"Mais la zone euro bénéficie maintenant aussi du privilège exorbitant de la monnaie de réserve, avec le poids croissant de l'euro dans les portefeuilles internationaux. Seulement elle n'en profite pas pour financer facilement un déficit extérieur, elle subit, à cause de cette situation, une surévaluation de sa devise.
Il paraît donc normal de suggérer que la zone euro devrait utiliser le rôle international croissant de l'euro comme monnaie de réserve pour financer, en émettant sur le marché obligataire international, des projets utiles à sa croissance. Les Etats-Unis ont commis l'erreur depuis trente ans d'utiliser le rôle de monnaie de réserve du dollar pour financer des déficits publics improductifs (baisses d'impôts directs, dépenses militaires...) puis les achats de logement et la consommation des ménages. La contrepartie de leur dette extérieure est donc des dépenses de transferts publics et des dépenses des ménages, pas du capital productif ou des infrastructures.
L'Europe pourrait éviter ce piège en utilisant sa capacité nouvelle à se financer à des conditions favorables auprès du reste du monde pour réaliser des dépenses d'infrastructures publiques, de recherche et d'éducation supérieure, d'investissements dans le capital de PME innovantes.
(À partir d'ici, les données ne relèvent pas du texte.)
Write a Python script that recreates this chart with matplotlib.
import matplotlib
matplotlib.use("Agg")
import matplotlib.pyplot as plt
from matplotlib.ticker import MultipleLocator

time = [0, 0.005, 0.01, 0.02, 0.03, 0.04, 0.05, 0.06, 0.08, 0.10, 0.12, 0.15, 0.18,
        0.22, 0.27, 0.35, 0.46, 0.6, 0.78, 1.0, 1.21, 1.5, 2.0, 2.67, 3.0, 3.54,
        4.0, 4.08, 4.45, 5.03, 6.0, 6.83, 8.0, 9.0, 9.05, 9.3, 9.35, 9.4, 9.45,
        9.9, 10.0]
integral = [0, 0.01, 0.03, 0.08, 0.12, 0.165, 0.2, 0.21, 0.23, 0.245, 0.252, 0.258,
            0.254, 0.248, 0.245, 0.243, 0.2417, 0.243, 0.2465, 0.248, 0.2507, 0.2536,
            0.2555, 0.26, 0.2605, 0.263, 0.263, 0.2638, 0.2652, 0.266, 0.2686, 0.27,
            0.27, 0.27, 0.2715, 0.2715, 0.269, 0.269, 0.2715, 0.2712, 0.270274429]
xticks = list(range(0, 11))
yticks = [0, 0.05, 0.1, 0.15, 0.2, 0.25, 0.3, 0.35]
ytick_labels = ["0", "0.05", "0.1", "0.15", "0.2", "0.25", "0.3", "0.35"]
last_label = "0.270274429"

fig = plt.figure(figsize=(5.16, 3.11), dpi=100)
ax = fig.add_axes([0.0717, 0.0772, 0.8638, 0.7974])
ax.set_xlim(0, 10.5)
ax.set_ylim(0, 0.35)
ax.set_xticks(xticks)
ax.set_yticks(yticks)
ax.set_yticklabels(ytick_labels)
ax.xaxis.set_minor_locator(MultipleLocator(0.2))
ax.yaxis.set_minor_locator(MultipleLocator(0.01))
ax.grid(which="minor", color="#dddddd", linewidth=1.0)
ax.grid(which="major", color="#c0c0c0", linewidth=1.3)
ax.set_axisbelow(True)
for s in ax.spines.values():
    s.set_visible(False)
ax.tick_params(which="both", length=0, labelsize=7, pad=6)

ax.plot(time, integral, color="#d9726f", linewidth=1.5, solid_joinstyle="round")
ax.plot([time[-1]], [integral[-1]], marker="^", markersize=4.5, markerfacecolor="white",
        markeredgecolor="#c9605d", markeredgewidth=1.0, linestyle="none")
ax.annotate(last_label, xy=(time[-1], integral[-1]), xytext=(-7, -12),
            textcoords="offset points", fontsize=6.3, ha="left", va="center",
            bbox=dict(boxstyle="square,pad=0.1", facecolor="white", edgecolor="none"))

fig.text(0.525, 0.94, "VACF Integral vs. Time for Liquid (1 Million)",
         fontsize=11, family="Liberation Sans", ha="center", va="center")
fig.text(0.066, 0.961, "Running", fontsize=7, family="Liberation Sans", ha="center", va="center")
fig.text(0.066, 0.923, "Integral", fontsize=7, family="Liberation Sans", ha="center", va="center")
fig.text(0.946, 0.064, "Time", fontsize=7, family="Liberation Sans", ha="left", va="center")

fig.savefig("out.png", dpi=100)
Concrètement, ce projet pourrait prendre la forme d'un programme spécial d'émissions d'obligations en euros de la Banque européenne d'investissements destinées aux non-résidents, calibré en fonction de l'excès de demande d'euros vu plus haut, c'est-à-dire de la hausse observée de la part de l'euro dans les portefeuilles obligataires des investisseurs non européens (c'est-à-dire 300 à 500 milliards d'euros par an en ce moment), et dont le produit serait affecté uniquement à des projets stimulant la croissance à long terme et sélectionnés au niveau européen, afin d'éviter la dérive vers le financement de transferts publics, de dépenses courantes.
L'existence de ce programme réduirait les handicaps de la zone euro (il reste bien sûr à traiter la difficulté du champ : union européenne ou zone euro puisque ce sont les actifs en euros qui font l'objet d'une forte demande) dans les domaines cités plus haut (recherche et développement, enseignement supérieur, espace, transports rapides ou économies en énergie, absence de croissance des PME...) et, faisant apparaître une offre de titres en euros en face de la demande pour ces titres, éviterait l'appréciation tendancielle de l'euro.
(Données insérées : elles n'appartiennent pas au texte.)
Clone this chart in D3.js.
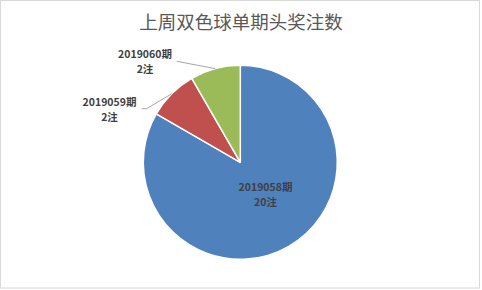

le second de JP Fitoussi critique la gestion de la crise d ela BCE et conteste la vision très pessimiste de linflation que défend la BCE :
"Un autre signe de la passivité du gouvernement européen devant les circonstances présentes a trait à la politique monétaire. Le taux d'intérêt est le même qu'il y a dix mois, 4 %, alors que sur la même période il est passé de 5,25 % à 2 % aux Etats-Unis. La Fed a-t-elle tort de réagir aussi vigoureusement, alors que le taux d'inflation américain est plus élevé que le taux européen ? La BCE dit craindre les effets de "second tour", c'est-à-dire la compensation par les salaires de l'augmentation des prix, car alors une spirale inflationniste pourrait ruiner tous ses efforts. Elle fait bien son métier dans le cadre du mandat qui lui a été confié. Mais il faut en comprendre les conséquences.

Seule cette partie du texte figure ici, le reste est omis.